The mosque was built in the early years of the Ming dynasty, in the third year of the Hongwu reign. It was later expanded during the Qing dynasty and again in 1931. During the Cultural Revolution, the structure was destroyed. In 1982, it was rebuilt with government funding and public donations, modeled after the Kashgar Mosque in Xinjiang. Since 2009, it is listed as a provincial-level cultural heritage protection item.

The mosque serves as a place of worship for the Salar Muslim minority and is the second largest mosque in Qinghai Province.

== Oldest Quran Manuscript ==

The mosque houses a rare handwritten copy of the Quran that is regarded as the oldest of its kind in China. The manuscript consists of 867 pages in two volumes and is written in Arabic. Experts believe it dates between the 8th and 13th centuries.

According to the National Catalogue of Precious Ancient Books (国家珍贵古籍名录) published by the Ministry of Culture, the manuscript is listed as a precious ancient book and is dated to the 13th century.

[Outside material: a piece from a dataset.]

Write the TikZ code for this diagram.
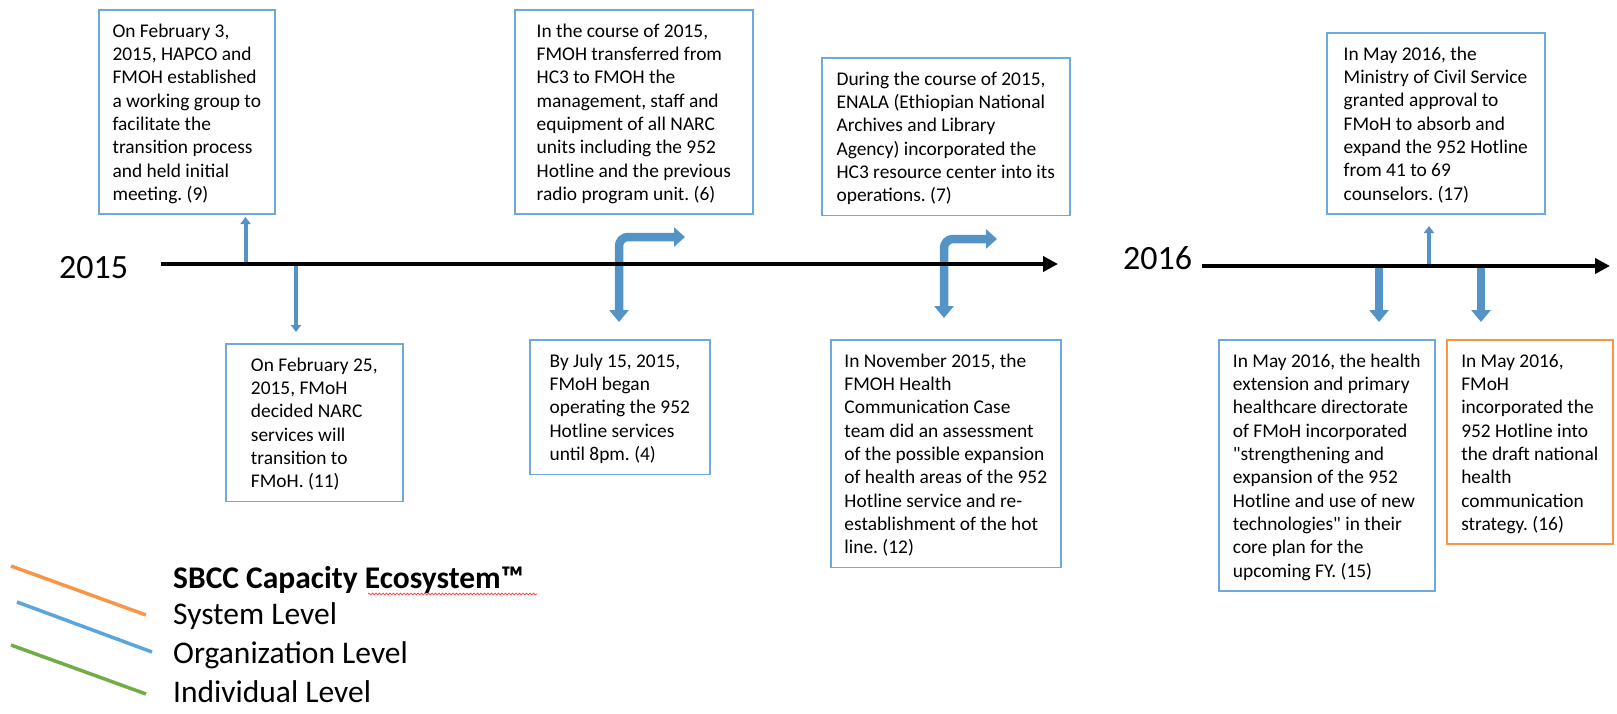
\documentclass[tikz,border=0pt]{standalone}
\usepackage{fontspec}
\setmainfont{Carlito}
\newfontfamily\qfont{Carlito}
\usetikzlibrary{arrows.meta,decorations.pathmorphing}
\definecolor{boxblue}{HTML}{6FA8DC}
\definecolor{arrowblue}{HTML}{5393C6}
\definecolor{boxorange}{HTML}{F79646}
\definecolor{legblue}{HTML}{5AA5DC}
\definecolor{leggreen}{HTML}{70AD47}
\newcommand\fstrut{\rule{0pt}{18pt}}
\newcommand\lstrut{\rule[-4.3pt]{0pt}{1pt}}
\newcommand\sq{{\qfont"}}
\frenchspacing
\tikzset{
  evbox/.style={draw=boxblue, line width=1.6pt, fill=white, anchor=north west,
    align=left, inner xsep=0pt, inner ysep=9.5pt,
    font=\fontsize{19.4}{23.3}\selectfont},
  thinarrow/.style={draw=arrowblue, line width=4pt, -{Triangle[length=7pt,width=10pt]}},
  thickarrow/.style={draw=arrowblue, line width=8.5pt, -{Triangle[length=12pt,width=19pt]}},
  bentarrow/.style={draw=arrowblue, line width=8.5pt, rounded corners=9pt,
    {Triangle[length=12pt,width=19pt]}-{Triangle[length=11pt,width=19pt]}},
  timeline/.style={draw=black, line width=4.5pt, -{Triangle[length=15pt,width=15pt]}},
  yearlbl/.style={anchor=base west, inner sep=0pt, font=\fontsize{34}{40}\selectfont},
  leglbl/.style={anchor=base west, inner sep=0pt, font=\fontsize{31.5}{38}\selectfont},
  legline/.style={line width=3.5pt},
}
\begin{document}
\begin{tikzpicture}[x=1pt,y=-1pt]
\useasboundingbox (0,0) rectangle (1617,713);

% coordinates
\coordinate (t1s) at (161,264);
\coordinate (t1e) at (1058,264);
\coordinate (t2s) at (1202,266);
\coordinate (t2e) at (1610,266);
\coordinate (a1s) at (245.5,262);
\coordinate (a1e) at (245.5,217);
\coordinate (a2s) at (296,266);
\coordinate (a2e) at (296,332);
\coordinate (b1d) at (619,322);
\coordinate (b1c) at (619,237);
\coordinate (b1r) at (685,237);
\coordinate (b2d) at (944,318);
\coordinate (b2c) at (944,239);
\coordinate (b2r) at (997,239);
\coordinate (a3s) at (1429,264);
\coordinate (a3e) at (1429,226);
\coordinate (a4s) at (1379,268);
\coordinate (a4e) at (1379,322);
\coordinate (a5s) at (1481,268);
\coordinate (a5e) at (1481,322);

% event boxes
\node[evbox, minimum width=176pt] (e1) at (98,9) {\fstrut On February 3,\\2015, HAPCO and\\FMOH established\\a working group to\\facilitate the\\transition process\\and held initial\\meeting. (9)\lstrut};
\node[evbox, minimum width=177pt] (e2) at (225,343) {\fstrut On February 25,\\2015, FMoH\\decided NARC\\services will\\transition to\\FMoH. (11)\lstrut};
\node[evbox, minimum width=238pt] (e3) at (514,9) {\fstrut In the course of 2015,\\FMOH transferred from\\HC3 to FMOH the\\management, staff and\\equipment of all NARC\\units including the 952\\Hotline and the previous\\radio program unit. (6)\lstrut};
\node[evbox, minimum width=180pt] (e4) at (529,339) {\fstrut By July 15, 2015,\\FMoH began\\operating the 952\\Hotline services\\until 8pm. (4)\lstrut};
\node[evbox, minimum width=248pt] (e5) at (821,57) {\fstrut During the course of 2015,\\ENALA (Ethiopian National\\Archives and Library\\Agency) incorporated the\\HC3 resource center into its\\operations. (7)\lstrut};
\node[evbox, minimum width=230pt] (e6) at (830,339) {\fstrut In November 2015, the\\FMOH Health\\Communication Case\\team did an assessment\\of the possible expansion\\of health areas of the 952\\Hotline service and re-\\establishment of the hot\\line. (12)\lstrut};
\node[evbox, minimum width=218pt] (e7) at (1326,32) {\fstrut In May 2016, the\\Ministry of Civil Service\\granted approval to\\FMoH to absorb and\\expand the 952 Hotline\\from 41 to 69\\counselors. (17)\lstrut};
\node[evbox, minimum width=216pt] (e8) at (1218,339) {\fstrut In May 2016, the health\\extension and primary\\healthcare directorate\\of FMoH incorporated\\\sq strengthening and\\expansion of the 952\\Hotline and use of new\\technologies\sq{} in their\\core plan for the\\upcoming FY. (15)\lstrut};
\node[evbox, draw=boxorange, minimum width=166pt] (e9) at (1446,339) {\fstrut In May 2016,\\FMoH\\incorporated the\\952 Hotline into\\the draft national\\health\\communication\\strategy. (16)\lstrut};

% arrows
\draw[thinarrow] (a1s) -- (a1e);
\draw[thinarrow] (a2s) -- (a2e);
\draw[bentarrow] (b1d) -- (b1c) -- (b1r);
\draw[bentarrow] (b2d) -- (b2c) -- (b2r);
\draw[thinarrow] (a3s) -- (a3e);
\draw[thickarrow] (a4s) -- (a4e);
\draw[thickarrow] (a5s) -- (a5e);

% timelines
\draw[timeline] (t1s) -- (t1e);
\draw[timeline] (t2s) -- (t2e);
\node[yearlbl] (y2015) at (59,278) {2015};
\node[yearlbl] (y2016) at (1123,269) {2016};

% legend
\coordinate (lo1) at (11,566); \coordinate (lo2) at (146,615);
\coordinate (lb1) at (17,602); \coordinate (lb2) at (152,652);
\coordinate (lg1) at (11,645); \coordinate (lg2) at (146,694);
\draw[legline, boxorange] (lo1) -- (lo2);
\draw[legline, legblue] (lb1) -- (lb2);
\draw[legline, leggreen] (lg1) -- (lg2);
\node[leglbl, font=\fontsize{31.5}{38}\selectfont\bfseries] (lt) at (173,588) {SBCC Capacity Ecosystem™};
\node[leglbl] (l1) at (173,624) {System Level};
\node[leglbl] (l2) at (173,663) {Organization Level};
\node[leglbl] (l3) at (173,702) {Individual Level};
\coordinate (w1) at (368,594);
\coordinate (w2) at (537,594);
\draw[red!80, line width=0.7pt, decorate, decoration={snake, amplitude=0.9pt, segment length=3.5pt}] (w1) -- (w2);
\end{tikzpicture}
\end{document}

Historical accounts state that the Quran was brought to China by the ancestors of the Salar people when they migrated east from Samarkand about 700 to 800 years ago. The manuscript was handwritten by Arab Muslims, unlike other early copies in China written by Chinese Muslims.

In 2007, Chinese authorities funded a restoration project. Experts from the Nanjing Museum conducted scientific analysis of the paper and ink, cleaned mildew, and repaired damaged pages using conservation techniques. In 2009, the manuscript was included in the national list of precious cultural heritage items and placed in a specially constructed exhibition hall beside the mosque, where it is preserved in a temperature and humidity controlled glass case.

The mosque museum also displays later printed copies of the Quran, many reflecting traditional Chinese calligraphic styles.